What are Japanese Tatami Mats?
Tatami (畳) come from the verb tatamu (畳む), to fold or stack. They have been used as floor mats since the Nara period (710-794). Tatami were used for sleeping and sitting, and then folded up and put away like camping pads when not in use. Only the nobility and samurai were granted the honor of using tatami. Mere commoners slept on straw bedding or directly on the ground.
The texture and composition of tatami is perfectly balanced. They are soft on the surface, yet firm inside with a slight amount of springiness. Traditional tatami mats are made from rice straw that is layered and this center core is sandwiched by an outer layer of woven rush grass (igusa). There is usually a pretty cloth border edge, the heri, around the tatami. A notable feature of tatami, other than how unexpectedly smooth they are to sit on, is that they smell divine. It’s hard to describe the scent, but they give off a faint grass or hay smell and evoke memories of playing outside as a child.
Tatami are such as big part of the Japanese home that they are used as a measurement called jo (畳). If someone asks how big a room is, one can say how many tatami fit in it, and that tells the person its area in jo, even if there’s not a tatami mat in sight! Their dimensions vary by region in Japan, but the general rule is that tatami are twice as long as they are wide. A common measurement is roughly 3 feet by 6 feet. So a 12-tatami room would have the rough square footage of about 216 square feet. They are usually approximately two inches in thickness.
How are Tatami Mats Used Today?
By the 16th century, tatami graduated from being used as sleeping and sitting pads to being used as wall-to-wall floor coverings just like a carpet. That is how tatami is used today.
In modern Japan, it is customary for one room of the house—the washitsu, or traditional room—to be the tatami room.

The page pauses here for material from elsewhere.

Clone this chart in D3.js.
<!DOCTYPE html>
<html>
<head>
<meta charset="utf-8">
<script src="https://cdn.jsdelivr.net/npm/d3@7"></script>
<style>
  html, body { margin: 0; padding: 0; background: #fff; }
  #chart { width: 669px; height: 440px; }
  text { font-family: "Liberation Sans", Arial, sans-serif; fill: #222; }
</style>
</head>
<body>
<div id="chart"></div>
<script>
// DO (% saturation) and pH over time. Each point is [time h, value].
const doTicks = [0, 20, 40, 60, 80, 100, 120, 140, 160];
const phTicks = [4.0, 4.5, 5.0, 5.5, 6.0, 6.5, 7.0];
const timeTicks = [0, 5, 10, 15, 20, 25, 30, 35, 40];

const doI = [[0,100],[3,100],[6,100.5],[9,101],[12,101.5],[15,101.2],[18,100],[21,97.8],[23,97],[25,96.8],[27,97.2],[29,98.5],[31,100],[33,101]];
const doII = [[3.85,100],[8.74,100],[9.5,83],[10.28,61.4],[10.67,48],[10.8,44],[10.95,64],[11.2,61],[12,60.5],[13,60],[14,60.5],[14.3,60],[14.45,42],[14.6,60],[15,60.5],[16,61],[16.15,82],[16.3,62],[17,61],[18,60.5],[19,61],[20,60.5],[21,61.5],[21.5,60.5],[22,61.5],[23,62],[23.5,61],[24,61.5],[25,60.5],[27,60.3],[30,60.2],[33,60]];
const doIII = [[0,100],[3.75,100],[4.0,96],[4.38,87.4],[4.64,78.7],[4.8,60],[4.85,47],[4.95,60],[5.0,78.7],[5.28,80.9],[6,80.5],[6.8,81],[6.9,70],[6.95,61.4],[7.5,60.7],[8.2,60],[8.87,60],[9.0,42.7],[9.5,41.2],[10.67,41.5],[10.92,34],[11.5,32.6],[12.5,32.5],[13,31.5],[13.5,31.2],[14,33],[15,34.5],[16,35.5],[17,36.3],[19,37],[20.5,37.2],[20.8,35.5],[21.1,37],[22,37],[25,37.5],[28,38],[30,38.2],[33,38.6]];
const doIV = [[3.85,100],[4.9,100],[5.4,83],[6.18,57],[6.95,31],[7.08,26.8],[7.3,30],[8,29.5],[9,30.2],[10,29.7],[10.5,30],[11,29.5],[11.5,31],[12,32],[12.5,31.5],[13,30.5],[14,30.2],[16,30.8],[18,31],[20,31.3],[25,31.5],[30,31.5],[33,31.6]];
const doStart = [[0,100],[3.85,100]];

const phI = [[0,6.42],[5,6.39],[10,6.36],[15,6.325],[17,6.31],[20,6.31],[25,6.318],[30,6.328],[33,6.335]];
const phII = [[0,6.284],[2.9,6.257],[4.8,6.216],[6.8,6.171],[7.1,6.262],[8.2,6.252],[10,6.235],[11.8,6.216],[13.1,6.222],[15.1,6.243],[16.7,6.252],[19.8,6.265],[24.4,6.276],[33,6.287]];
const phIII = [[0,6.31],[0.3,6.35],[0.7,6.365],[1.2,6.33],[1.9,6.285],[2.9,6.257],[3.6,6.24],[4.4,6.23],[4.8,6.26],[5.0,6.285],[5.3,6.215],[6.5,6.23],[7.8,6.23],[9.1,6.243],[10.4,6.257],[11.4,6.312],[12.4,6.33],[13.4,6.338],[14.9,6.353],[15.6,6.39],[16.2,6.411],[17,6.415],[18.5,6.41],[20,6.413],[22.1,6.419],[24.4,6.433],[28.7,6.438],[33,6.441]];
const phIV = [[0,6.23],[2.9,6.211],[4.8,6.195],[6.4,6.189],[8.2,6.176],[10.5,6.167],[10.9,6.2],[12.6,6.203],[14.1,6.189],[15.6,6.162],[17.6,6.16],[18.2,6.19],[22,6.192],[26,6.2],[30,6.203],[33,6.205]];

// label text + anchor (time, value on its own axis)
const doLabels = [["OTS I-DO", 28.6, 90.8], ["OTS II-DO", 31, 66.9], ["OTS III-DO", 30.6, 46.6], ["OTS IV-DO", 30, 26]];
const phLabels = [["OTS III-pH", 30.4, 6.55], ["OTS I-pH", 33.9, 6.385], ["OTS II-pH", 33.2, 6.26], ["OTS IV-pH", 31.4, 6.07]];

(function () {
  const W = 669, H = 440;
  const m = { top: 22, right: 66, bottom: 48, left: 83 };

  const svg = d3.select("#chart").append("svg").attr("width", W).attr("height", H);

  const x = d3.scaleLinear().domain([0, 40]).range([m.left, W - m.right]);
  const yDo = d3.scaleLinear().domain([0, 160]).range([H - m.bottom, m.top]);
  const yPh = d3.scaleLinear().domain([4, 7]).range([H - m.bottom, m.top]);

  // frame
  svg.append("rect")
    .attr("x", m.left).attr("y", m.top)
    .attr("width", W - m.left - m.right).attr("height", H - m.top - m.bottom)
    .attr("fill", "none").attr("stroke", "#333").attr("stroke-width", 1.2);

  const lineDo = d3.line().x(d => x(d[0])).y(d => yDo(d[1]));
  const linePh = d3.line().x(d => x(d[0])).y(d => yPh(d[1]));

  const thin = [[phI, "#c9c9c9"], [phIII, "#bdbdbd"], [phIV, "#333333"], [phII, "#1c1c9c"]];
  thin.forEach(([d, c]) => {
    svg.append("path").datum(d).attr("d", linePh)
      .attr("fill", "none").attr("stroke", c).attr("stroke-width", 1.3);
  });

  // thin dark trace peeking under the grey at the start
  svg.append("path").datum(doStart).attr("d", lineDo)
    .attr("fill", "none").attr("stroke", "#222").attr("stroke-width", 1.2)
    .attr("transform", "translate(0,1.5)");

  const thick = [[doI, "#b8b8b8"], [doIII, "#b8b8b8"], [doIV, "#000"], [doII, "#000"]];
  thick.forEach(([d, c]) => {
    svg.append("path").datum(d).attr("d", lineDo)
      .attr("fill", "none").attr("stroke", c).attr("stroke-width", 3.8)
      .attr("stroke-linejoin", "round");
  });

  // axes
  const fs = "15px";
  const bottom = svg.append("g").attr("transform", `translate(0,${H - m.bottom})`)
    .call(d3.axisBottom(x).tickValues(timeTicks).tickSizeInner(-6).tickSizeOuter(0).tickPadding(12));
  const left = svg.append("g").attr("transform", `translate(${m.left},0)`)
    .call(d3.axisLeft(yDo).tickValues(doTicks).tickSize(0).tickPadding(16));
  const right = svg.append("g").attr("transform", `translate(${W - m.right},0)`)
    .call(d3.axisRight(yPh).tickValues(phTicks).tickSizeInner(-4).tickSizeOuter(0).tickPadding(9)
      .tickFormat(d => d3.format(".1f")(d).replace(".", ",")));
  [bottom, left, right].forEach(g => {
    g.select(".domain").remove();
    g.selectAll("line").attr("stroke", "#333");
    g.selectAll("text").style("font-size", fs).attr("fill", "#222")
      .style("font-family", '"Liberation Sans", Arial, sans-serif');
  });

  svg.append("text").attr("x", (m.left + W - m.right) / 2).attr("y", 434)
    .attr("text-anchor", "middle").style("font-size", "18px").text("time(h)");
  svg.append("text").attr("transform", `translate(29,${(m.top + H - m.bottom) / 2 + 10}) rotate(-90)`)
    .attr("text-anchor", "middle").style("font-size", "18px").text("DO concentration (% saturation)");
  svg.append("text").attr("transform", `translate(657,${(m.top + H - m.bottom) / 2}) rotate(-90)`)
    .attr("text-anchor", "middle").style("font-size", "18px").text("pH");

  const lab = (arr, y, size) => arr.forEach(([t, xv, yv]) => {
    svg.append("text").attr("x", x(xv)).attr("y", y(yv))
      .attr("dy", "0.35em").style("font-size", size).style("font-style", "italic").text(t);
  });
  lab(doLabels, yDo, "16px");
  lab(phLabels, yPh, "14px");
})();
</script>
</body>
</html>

Tatami mats are left in place in this room rather than put away. This room tends to have traditional décor and features, such as shoji rice paper doors, a tokonoma (alcove) with a wall hanging or scroll, and decorative things like ikebana flower arrangements. There are often futon mattresses stored in the cupboards to lay down on the tatami as extra beds. The combination of tatami, which is like a sleeping pad, and a futon mattress makes for a very comfortable sleep.
These days, is it not uncommon for tatami’s rice straw core to be replaced by foam or wood shavings. There are several different grades of tatami, some with finer weave and more uniform appearance, and others with cheaper substitutes.

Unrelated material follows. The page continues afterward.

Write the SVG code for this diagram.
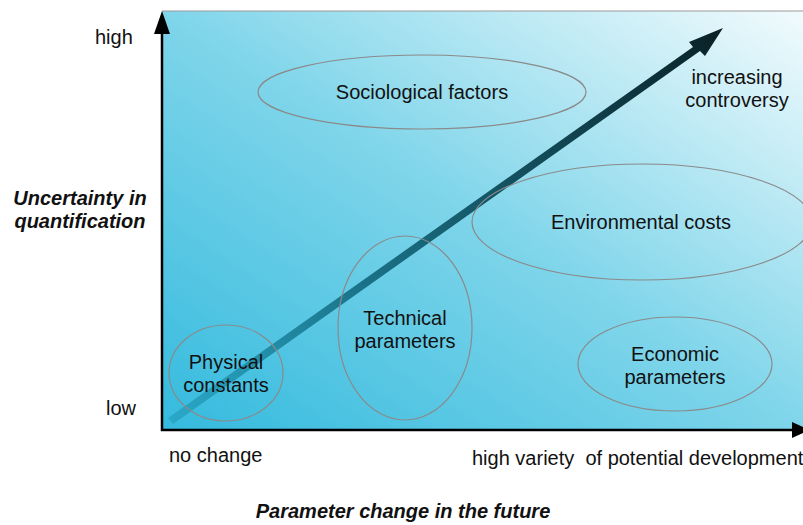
<svg xmlns="http://www.w3.org/2000/svg" width="803" height="525" viewBox="0 0 803 525">
<style>
text{font-family:"Liberation Sans",Arial,sans-serif;font-size:20px;fill:#111;white-space:pre}
.b{font-weight:bold;font-style:italic}
.e{fill:none;stroke:#8a8a8a;stroke-width:1.2}
.m{text-anchor:middle}
</style>
<defs>
<linearGradient id="bg" x1="0" y1="1" x2="1" y2="0">
<stop offset="0" stop-color="#34bade"/>
<stop offset="0.5" stop-color="#7fd5ea"/>
<stop offset="1" stop-color="#f2fbfd"/>
</linearGradient>
<linearGradient id="ar" gradientUnits="userSpaceOnUse" x1="170" y1="420" x2="722" y2="28">
<stop offset="0" stop-color="#2aa8c8"/>
<stop offset="0.35" stop-color="#1a7288"/>
<stop offset="1" stop-color="#0a2126"/>
</linearGradient>
</defs>
<rect x="162" y="11" width="641" height="419" fill="url(#bg)"/>
<line x1="162" y1="11" x2="803" y2="11" stroke="#999" stroke-width="1"/>
<g id="connectors">
<line x1="162" y1="431" x2="162" y2="30" stroke="#000" stroke-width="2.5"/>
<polygon points="162,11 154,34 170,34" fill="#000"/>
<line x1="161" y1="430" x2="795" y2="430" stroke="#000" stroke-width="2.5"/>
<polygon points="810,430 792,422 792,438" fill="#000"/>
<polygon id="trend" points="168,418 173,424 700,51 705,56 723,28 689,42 693,47" fill="url(#ar)"/>
</g>
<g id="sociological"><ellipse class="e" cx="422" cy="92" rx="164" ry="37"/><text class="m" x="422" y="99">Sociological factors</text></g>
<g id="environmental"><ellipse class="e" cx="642" cy="222" rx="170" ry="58"/><text class="m" x="641" y="229">Environmental costs</text></g>
<g id="technical"><ellipse class="e" cx="405" cy="328" rx="67" ry="92"/><text class="m" x="405" y="325">Technical</text><text class="m" x="405" y="348">parameters</text></g>
<g id="physical"><ellipse class="e" cx="226" cy="373" rx="57" ry="48"/><text class="m" x="226" y="369">Physical</text><text class="m" x="226" y="392">constants</text></g>
<g id="economic"><ellipse class="e" cx="675" cy="364" rx="97" ry="47"/><text class="m" x="675" y="361">Economic</text><text class="m" x="675" y="384">parameters</text></g>
<g id="labels">
<text class="m" x="737" y="84">increasing</text>
<text class="m" x="737" y="107">controversy</text>
<text x="95" y="44">high</text>
<text x="106" y="415">low</text>
<text class="b m" x="80" y="205">Uncertainty in</text>
<text class="b m" x="80" y="228">quantification</text>
<text x="169" y="462">no change</text>
<text x="472" y="465">high variety  of potential development</text>
<text class="b m" x="403" y="518">Parameter change in the future</text>
</g>
</svg>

Tatami mats are still commonly used in spaces where traditional Japanese arts and activities occur, such as judo, karate, aikido, tea ceremony (sado), flower arranging (kado), and classic restaurants. Shrines and temples continue to use the highest quality tatami mats.
Even though tatami rooms are declining with modern home design, washitsu signal a sudden change in atmosphere from casual to formal when you enter. Depending on the activity that’s about to take place, your behavior and language become deferential and serious. You bow when you slide open the shoji doors and sometimes kneel (seiza) before entering or while in the room. It’s like you’re in the presence of your ancestors’ spirits and all the Shinto and Buddhist deities when you’re surrounded by tatami. All due to the humble grass floor!
Rules for Tatami Use
Tatami etiquette is fairly straightforward. It goes without saying that shoes are not allowed on tatami mats. Shoes aren’t really worn in any part of a Japanese house anyway, but particularly not on tatami, which is delicate material. Nothing sharp belongs on tatami either, such as tables with pointy legs.

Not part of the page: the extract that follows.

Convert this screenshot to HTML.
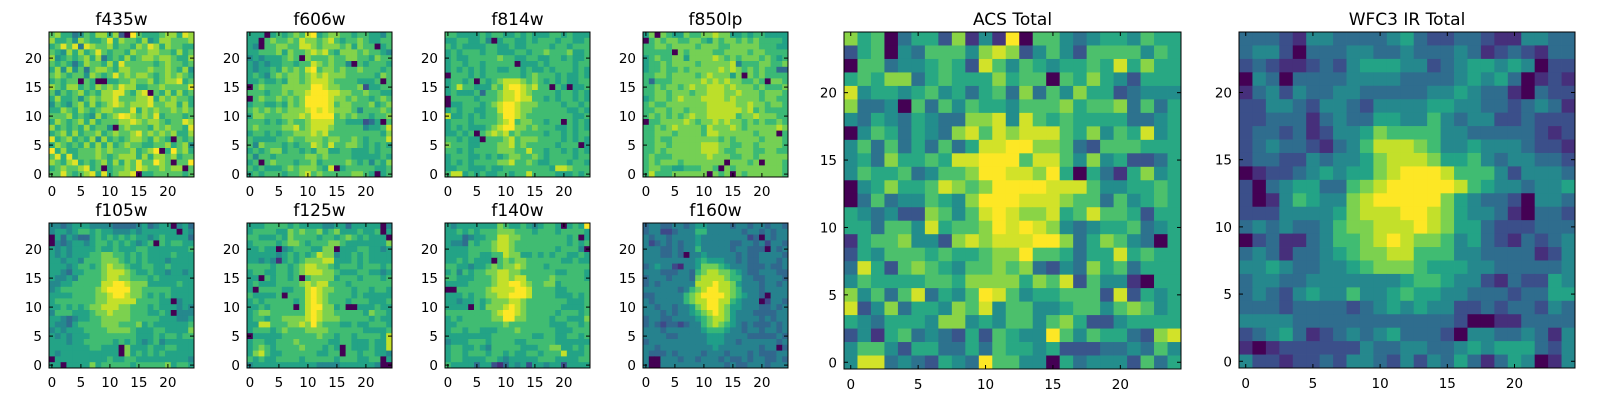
<!DOCTYPE html>
<html><head><meta charset="utf-8"><style>
html,body{margin:0;padding:0;background:#fff;}
svg text{font-family:"DejaVu Sans","Liberation Sans",sans-serif;fill:#000;}
</style></head>
<body>
<svg id="fig" width="1600" height="400" viewBox="0 0 1600 400" xmlns="http://www.w3.org/2000/svg"></svg>
<script>
// Heatmap data: each string is one row, top row (y=24) first; digits 0-9 are colour levels.
const f435w = ["6755346577572096555677587","7556476556857665745776667","5686838766756657687576655","6547575686566576677665756","7456567573565756776776557","6565357665758666665676656","5747463677657766676676574","6765664765686767765676765","5656606500556676675677856","7657756576768775566766668","6465675657788657806575756","5755646767786667785767665","4654675756787677786677575","5576576567766685767667676","6667565475679876768566656","5765675756667787677656687","7565657566406766657676658","5675756675676678676767557","8567565747565677657650656","5765657575756766556675674","9575566676766675679059675","6858566676567775757767566","7657856567575768669760669","5676678560566768766767706","6686567858567780556666656"];
const f606w = ["5550565676895677665665546","5506766768776786566765566","5406677668876777675766056","5566675766787865777676654","4545556760766676677665766","5454556656687676640656665","5455657676896776766766656","5654676776787877766666576","5565565776788876666555606","0676667777799877666725566","6665667677899988776676655","0676676767999987767665676","5665565767999986776667567","6767676777898987776466676","5776667778799996767665667","6665656766788886655523506","6766667786788876666645568","5665656677787866666666657","6555566766777677667656668","6476665656687686677656565","5656775665657755665556566","6466566666776766665555565","5606766656675666676564657","6565556767776580566666556","5656665667867666667765056"];
const f814w = ["6655556566556565556656555","5566556405665565666566556","6565555665565566665665666","5656665665556656676667556","5655666667665566556656556","5665665666660555656666566","5656565665566565565666565","0666565666666567666565565","5665606567888767656565566","5686655576899878660650556","5655563667889876666566565","0666656667889886656566565","0556665678998777666656656","5656655668998776666665565","8556565667998766666666556","5666566667896776656606565","5656555678997767666556565","5565606787867666656656566","6656550666786777666656565","7666556667786766666566605","6656566667776686656656565","5666556565677667656666566","5656566667786676556665665","5566555655666666665887666","6885656556656686666555656"];
const f850lp = ["5707655766778775565665555","0676776677657677676766665","6677677776777667777766655","6666607677776677776776666","5676677577778767677767656","5667677776777778466677667","5667667677777878767676633","6677677776787775707676666","6366677777878787766760776","6676776787788878777676667","6677677767788877877767776","5677678777888878777767766","6766777777788888778776776","6677677677788888878676666","6767676787788888677877766","0667777876778787767676676","6676787777687778767777787","6677767777688777777677706","6676677777777676777767776","6677677777888776677677776","6676777777888766777667766","6766677777787776677677777","6767776777777707776707776","6776655666776076777777776","6866677777707670767777776"];
const f105w = ["4434555444433334534550453","4554566565544454555555054","0535433565656565545655553","0434554566565654560656655","5454555565565556655555556","5454555667766565655556555","5545546667776565655545555","5554566567877655665565555","5543556667888765565545545","5445466667887766656555555","4455666668899877755555655","4566666678999977666665555","5555666677899877656565555","5666666677888886666550455","5565656778887766656555454","4666555677877766655650444","5543455667777766666555445","5443566667776667565555556","4545556666777765556655557","5454555666666665556566566","5554556666656565456455555","5555555665550755565566555","5455555555550756565655555","0555555555655665555555554","5505555756666656666675665"];
const f125w = ["5556666565555445535555504","5666655767667567555655605","6655565766665665676565550","5666656776566677655555557","5565504566655770555665545","5555545656568774556565555","5545415656777885556565555","6666566567887765666566656","5665566567888776555665545","5506566560677775666566656","5655566667878866656666666","5066665566898776665665665","6555560666898766665655555","5656666656898766656665556","5565666606899775600555655","5677666666898776666657665","5665667777898777666665655","5588666778797666556556665","5666567666777766666655556","0555556666667665665666658","5665566676666655665556558","5676566667666565065556558","5786556666665566066566554","6565566665666665666556605","4555555555554444555555400"];
const f140w = ["5455555557655654566505659","5565656667776665666566665","5553455668877666666665605","5443656678876666666665656","5555666678876666666566640","5555665566877556565665565","5565655506767766666655655","6655455676778766656666666","5646566778877666666556665","6655566678878866667666665","5555666678899876677566666","0066666788889986666556666","5556566778899986666555656","5545565677788766666665556","5555065777898766666655556","6666666678998766666566656","5656666677997766665665557","5566666666766666665556656","5665665556667666666555666","5555555566666665566556656","4555666566665566666555555","5665565466666555667755656","5665666566565566566685556","5665555665455555666555566","6555535521354525545525555"];
const f160w = ["3443344345544443443443443","3442234446644444434434344","4344344445444444442304344","4234343445444443344342443","4443343446444443443330434","4443343044544444343344443","4444444445655544343344434","3454421445777654443334334","4443334436788776543344433","3444344437888876644334443","3434444448889887544434434","4444443467899887644434444","3344444678999987654430444","4344444678899886544402443","4434434457899875544433434","4443434456789875444333344","3443344445678875444434344","3432332344678765434333434","4443444444566654434434434","4444334444455544443333343","3444444444455544344444434","4434444444445444444434403","4333434444344434443433344","4004443443444343343443343","4004444444444434334443444"];
const acsTotal = ["7560355271419066434554655","2560436664787246426666465","0663445652864654556585755","5657735655575660657542555","8455456453563736475523444","7334063646554666756673635","4354354337784865655553345","0465354378687888657465845","4636353635889977632666555","4537556588999688647452235","4655634667998879505315745","0457556876799998886445565","0363446547999888766364565","5434227646898778568665255","5536648566798987434556345","1566744278788899735764305","2546665655677966535585655","3852676546676732437563555","4655556657777576826441055","7463683546986455666282545","8247355476846644566467645","5435554774546646752245555","2415634325265449646553278","4664255335365545222334364","4883432543966440534442635"];
const wfc3Total = ["3332144333345322332114433","3442033344334333431232133","2321123245554423455454022","0430333344443333454530121","1342433443333344543310322","2244324432444455443323431","2233313433554464344223222","2332312445766664433333212","2343321346888764454443221","2332243445788875564344332","0122345455789998666424443","2034553367899999865443445","2014654478999997543320443","2224444578889987544310332","3434334677888987553222333","0231134667898776453213234","3431334567788666443333124","4454334456777655544333334","3443344444445665442132254","3432454464456554433323355","3332333323454544223233243","4444333333333333200113333","2345312343453332044334314","1012222224334433454555324","4221223244324243531354014"];
const tickVals = [0, 5, 10, 15, 20];
const panelTitles = ["f435w","f606w","f814w","f850lp","f105w","f125w","f140w","f160w","ACS Total","WFC3 IR Total"];
</script>
<script>
const svg = document.getElementById('fig');
const NS = 'http://www.w3.org/2000/svg';
const stops = [[68,1,84],[72,40,120],[62,73,137],[49,104,142],[38,130,142],[31,158,137],[53,183,121],[110,206,88],[181,222,43],[253,231,37]];
function color(v){
  v = Math.max(0, Math.min(9, v));
  const i = Math.min(8, Math.floor(v)), f = v - i;
  const a = stops[i], b = stops[i+1];
  return 'rgb(' + [0,1,2].map(k => Math.round(a[k] + (b[k]-a[k]) * f)).join(',') + ')';
}
function mk(tag, attrs){const e=document.createElementNS(NS,tag);for(const k in attrs)e.setAttribute(k,attrs[k]);svg.appendChild(e);return e;}

// boost: colour-scale offset per panel (display normalisation, not data)
const panels = [
  {d:f435w,x:49,y:32,s:145,boost:0.6},{d:f606w,x:247,y:32,s:145,boost:0.3},{d:f814w,x:445,y:32,s:145,boost:0.2},{d:f850lp,x:643,y:32,s:145,boost:0.1},
  {d:f105w,x:49,y:223,s:145,boost:0.2},{d:f125w,x:247,y:223,s:145,boost:0.2},{d:f140w,x:445,y:223,s:145,boost:0.2},{d:f160w,x:643,y:223,s:145,boost:0},
  {d:acsTotal,x:844,y:32,s:337,boost:0.4},{d:wfc3Total,x:1239,y:32,s:336,boost:0.2}
];

panels.forEach((p, pi) => {
  const n = p.d.length;
  const cell = p.s / n;
  const xs = v => p.x + (v + 0.5) * cell;
  const ys = v => p.y + p.s - (v + 0.5) * cell;
  const g = document.createElementNS(NS,'g');
  
  
  svg.appendChild(g);
  for (let r = 0; r < n; r++) {
    const row = p.d[r];
    const yv = n - 1 - r;
    for (let c = 0; c < row.length; c++) {
      const val = +row[c];
      const rect = document.createElementNS(NS,'rect');
      rect.setAttribute('x', (xs(c) - cell/2).toFixed(2));
      rect.setAttribute('y', (ys(yv) - cell/2).toFixed(2));
      rect.setAttribute('width', (cell + 0.4).toFixed(2));
      rect.setAttribute('height', (cell + 0.4).toFixed(2));
      rect.setAttribute('fill', color(val === 0 ? 0 : val + p.boost));
      
      
      g.appendChild(rect);
    }
  }
  const frame = mk('rect',{x:p.x,y:p.y,width:p.s,height:p.s,fill:'none',stroke:'#000','stroke-width':1});
  
  
  const big = p.s > 200;
  const fs = 13.5;
  tickVals.forEach(v => {
    const tx = xs(v), ty = ys(v);
    mk('line',{x1:tx,y1:p.y+p.s,x2:tx,y2:p.y+p.s-4,stroke:'#000','stroke-width':1});
    mk('line',{x1:tx,y1:p.y,x2:tx,y2:p.y+4,stroke:'#000','stroke-width':1});
    mk('line',{x1:p.x,y1:ty,x2:p.x+4,y2:ty,stroke:'#000','stroke-width':1});
    mk('line',{x1:p.x+p.s,y1:ty,x2:p.x+p.s-4,y2:ty,stroke:'#000','stroke-width':1});
    const xl = mk('text',{x:tx,y:p.y+p.s+(big?20:19),'font-size':fs,'text-anchor':'middle'});
    xl.textContent = v;
    
    
    const yl = mk('text',{x:p.x-7,y:ty+5,'font-size':fs,'text-anchor':'end'});
    yl.textContent = v;
    
    
  });
  const t = mk('text',{x:p.x+p.s/2,y:p.y-7,'font-size':17,'text-anchor':'middle'});
  t.textContent = panelTitles[pi];
  
  
});
</script>
</body></html>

Tatami requires some upkeep and care. A damp cloth applied in the direction of the rush grass can be used for cleaning tatami. There are other special tools, such as vacuum cleaner attachments, that can be used to gently clean tatami. Tatami can be prone to discoloration and mildew, so it’s important that light and humidity be controlled in a tatami room. On average, tatami needs to be replaced before 10 years have elapsed.